Here's another great update from our partner in Nevada!
Staffers and volunteers with various groups started the day in Nevada with a 6:30 a.m. literature drop focusing on communities of color. They followed up with media requests, providing rides to the polls and a phone bank that will keep going until the polls close at 7 p.m.
The phone bank is at the University of Nevada-Las Vegas, and the room is swamped with volunteers from various organizations.
Teresa Felix-Chavez, 48, is working with PLAN to get out the vote. She’s not just doing it for herself. She’s doing it for her 13 brothers and sisters.
Her sisters work in Las Vegas’ casinos, her brothers in construction. “Everybody is working,” she notes, a not-uncommon scenario for many families in Southern Nevada. Felix-Chavez became politically active during the 2004 elections, but she thinks this election is the Big Leagues.

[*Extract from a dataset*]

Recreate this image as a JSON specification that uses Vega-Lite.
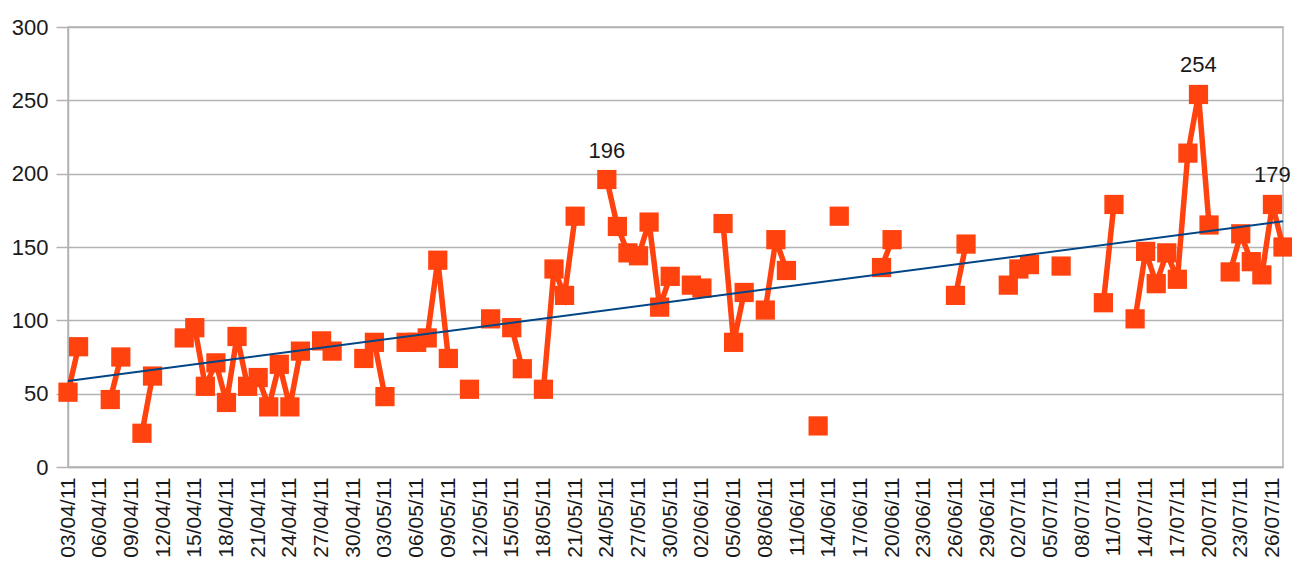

“There is a big, big difference,” says Felix-Chavez, who spent Election Day working with PLAN and Center for Community Change staffers in a phone bank, along with about two dozen other people, many of them volunteers, working to get out the vote. “The difference is, there are many Hispanic people voting now. I think we’ve learned how important the vote is. For everybody, not just Hispanics.”
Felix-Chavez says people in this year’s election are focused on education, the economy and health care. The last issue is especially important to her because several years ago, she was involved in a car accident that crushed five vertebrae in her back. Felix-Chavez does not have health insurance, and like everyone in that situation, she struggles to find and pay for health care.
“We need universal health care,” she says.
Felix-Chavez joins Maria Sandoval Flores, 20, a College of Southern Nevada student, on the phone bank.
Sandoval Flores’ mother is a single mother of five. One brother, who has no health insurance, is dealing with kidney failure and has thousands of dollars in medical bills. So for her, the struggle for meaningful reforms to the health care system is personal.
So for the last several weeks, Sandoval Flores has been talking to about three-dozen people a night, working to get out the vote, one vote at a time.